Requirements:
Copy out the listing that follows exactly, dropping every picture.

Data section:
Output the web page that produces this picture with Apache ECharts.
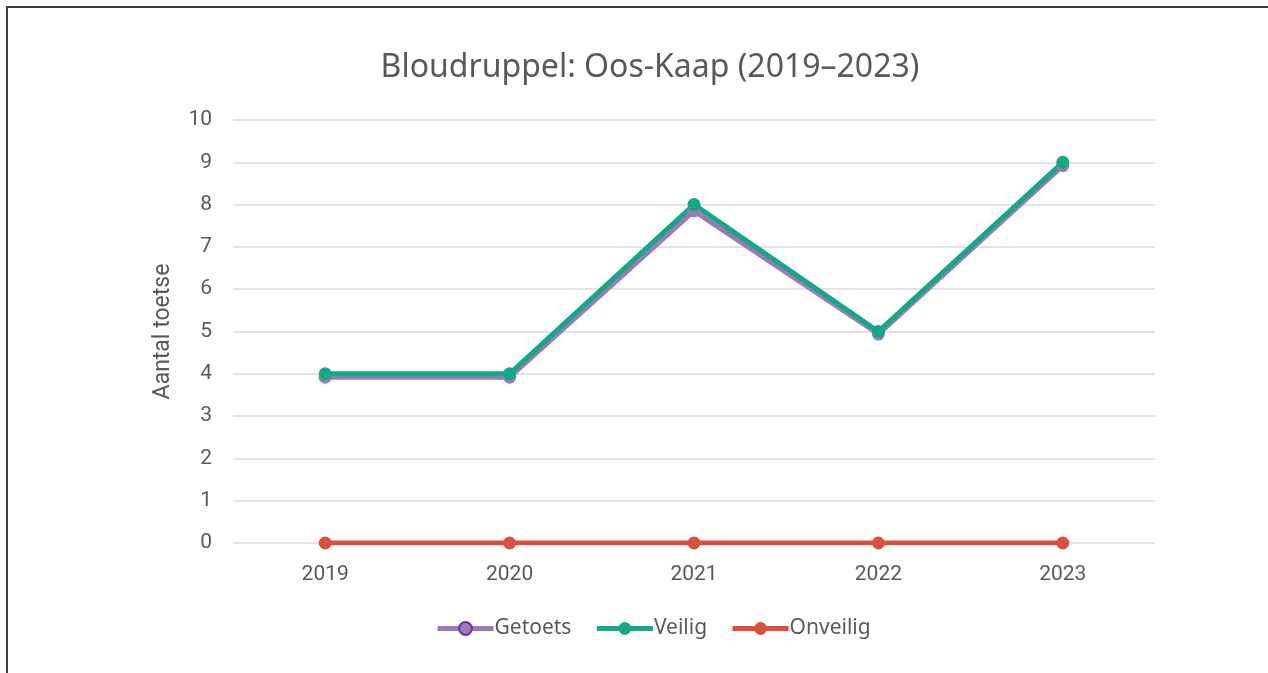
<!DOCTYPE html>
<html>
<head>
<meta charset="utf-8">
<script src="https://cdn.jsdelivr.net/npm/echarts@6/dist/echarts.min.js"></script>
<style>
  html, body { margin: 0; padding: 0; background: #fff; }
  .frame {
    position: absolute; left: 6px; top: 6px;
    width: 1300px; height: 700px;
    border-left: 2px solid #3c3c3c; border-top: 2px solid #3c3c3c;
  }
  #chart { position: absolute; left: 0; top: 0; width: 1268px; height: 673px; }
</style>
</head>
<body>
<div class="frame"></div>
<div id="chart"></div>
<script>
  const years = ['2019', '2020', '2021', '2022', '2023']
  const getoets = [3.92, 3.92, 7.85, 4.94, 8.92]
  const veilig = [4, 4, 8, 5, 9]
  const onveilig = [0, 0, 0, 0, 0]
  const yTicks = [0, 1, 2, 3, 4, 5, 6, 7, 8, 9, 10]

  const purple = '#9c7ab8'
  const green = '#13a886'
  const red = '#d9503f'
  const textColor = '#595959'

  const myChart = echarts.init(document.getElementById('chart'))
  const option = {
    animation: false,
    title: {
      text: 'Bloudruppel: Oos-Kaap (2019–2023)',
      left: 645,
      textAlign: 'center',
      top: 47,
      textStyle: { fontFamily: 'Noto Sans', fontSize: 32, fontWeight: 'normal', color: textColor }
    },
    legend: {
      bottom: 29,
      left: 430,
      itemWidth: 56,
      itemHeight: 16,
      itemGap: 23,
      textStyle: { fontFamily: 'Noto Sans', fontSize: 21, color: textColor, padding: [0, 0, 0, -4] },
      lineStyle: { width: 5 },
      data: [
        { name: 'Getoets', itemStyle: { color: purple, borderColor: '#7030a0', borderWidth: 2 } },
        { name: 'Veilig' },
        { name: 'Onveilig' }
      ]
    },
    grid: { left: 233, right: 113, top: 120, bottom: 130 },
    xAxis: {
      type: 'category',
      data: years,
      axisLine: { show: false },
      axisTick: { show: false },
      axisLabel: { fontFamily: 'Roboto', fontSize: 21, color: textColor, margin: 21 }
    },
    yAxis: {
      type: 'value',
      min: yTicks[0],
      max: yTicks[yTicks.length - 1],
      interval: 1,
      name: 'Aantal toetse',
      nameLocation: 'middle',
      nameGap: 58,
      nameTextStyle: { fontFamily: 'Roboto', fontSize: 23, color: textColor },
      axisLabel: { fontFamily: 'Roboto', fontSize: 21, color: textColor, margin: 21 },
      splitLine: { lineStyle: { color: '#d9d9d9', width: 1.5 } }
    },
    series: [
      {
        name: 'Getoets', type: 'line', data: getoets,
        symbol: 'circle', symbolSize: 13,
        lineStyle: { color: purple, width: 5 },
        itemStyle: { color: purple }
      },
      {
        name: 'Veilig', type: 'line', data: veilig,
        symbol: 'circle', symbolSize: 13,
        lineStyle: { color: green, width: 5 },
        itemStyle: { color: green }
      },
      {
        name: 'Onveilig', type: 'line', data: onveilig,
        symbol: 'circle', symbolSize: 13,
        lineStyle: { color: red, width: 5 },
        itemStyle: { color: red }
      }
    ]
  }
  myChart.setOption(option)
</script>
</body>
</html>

The reply:
Output the web page that produces this picture with Apache ECharts.
<!DOCTYPE html>
<html>
<head>
<meta charset="utf-8">
<script src="https://cdn.jsdelivr.net/npm/echarts@6/dist/echarts.min.js"></script>
<style>
  html, body { margin: 0; padding: 0; background: #fff; }
  .frame {
    position: absolute; left: 6px; top: 6px;
    width: 1300px; height: 700px;
    border-left: 2px solid #3c3c3c; border-top: 2px solid #3c3c3c;
  }
  #chart { position: absolute; left: 0; top: 0; width: 1268px; height: 673px; }
</style>
</head>
<body>
<div class="frame"></div>
<div id="chart"></div>
<script>
  const years = ['2019', '2020', '2021', '2022', '2023']
  const getoets = [3.92, 3.92, 7.85, 4.94, 8.92]
  const veilig = [4, 4, 8, 5, 9]
  const onveilig = [0, 0, 0, 0, 0]
  const yTicks = [0, 1, 2, 3, 4, 5, 6, 7, 8, 9, 10]

  const purple = '#9c7ab8'
  const green = '#13a886'
  const red = '#d9503f'
  const textColor = '#595959'

  const myChart = echarts.init(document.getElementById('chart'))
  const option = {
    animation: false,
    title: {
      text: 'Bloudruppel: Oos-Kaap (2019–2023)',
      left: 645,
      textAlign: 'center',
      top: 47,
      textStyle: { fontFamily: 'Noto Sans', fontSize: 32, fontWeight: 'normal', color: textColor }
    },
    legend: {
      bottom: 29,
      left: 430,
      itemWidth: 56,
      itemHeight: 16,
      itemGap: 23,
      textStyle: { fontFamily: 'Noto Sans', fontSize: 21, color: textColor, padding: [0, 0, 0, -4] },
      lineStyle: { width: 5 },
      data: [
        { name: 'Getoets', itemStyle: { color: purple, borderColor: '#7030a0', borderWidth: 2 } },
        { name: 'Veilig' },
        { name: 'Onveilig' }
      ]
    },
    grid: { left: 233, right: 113, top: 120, bottom: 130 },
    xAxis: {
      type: 'category',
      data: years,
      axisLine: { show: false },
      axisTick: { show: false },
      axisLabel: { fontFamily: 'Roboto', fontSize: 21, color: textColor, margin: 21 }
    },
    yAxis: {
      type: 'value',
      min: yTicks[0],
      max: yTicks[yTicks.length - 1],
      interval: 1,
      name: 'Aantal toetse',
      nameLocation: 'middle',
      nameGap: 58,
      nameTextStyle: { fontFamily: 'Roboto', fontSize: 23, color: textColor },
      axisLabel: { fontFamily: 'Roboto', fontSize: 21, color: textColor, margin: 21 },
      splitLine: { lineStyle: { color: '#d9d9d9', width: 1.5 } }
    },
    series: [
      {
        name: 'Getoets', type: 'line', data: getoets,
        symbol: 'circle', symbolSize: 13,
        lineStyle: { color: purple, width: 5 },
        itemStyle: { color: purple }
      },
      {
        name: 'Veilig', type: 'line', data: veilig,
        symbol: 'circle', symbolSize: 13,
        lineStyle: { color: green, width: 5 },
        itemStyle: { color: green }
      },
      {
        name: 'Onveilig', type: 'line', data: onveilig,
        symbol: 'circle', symbolSize: 13,
        lineStyle: { color: red, width: 5 },
        itemStyle: { color: red }
      }
    ]
  }
  myChart.setOption(option)
</script>
</body>
</html>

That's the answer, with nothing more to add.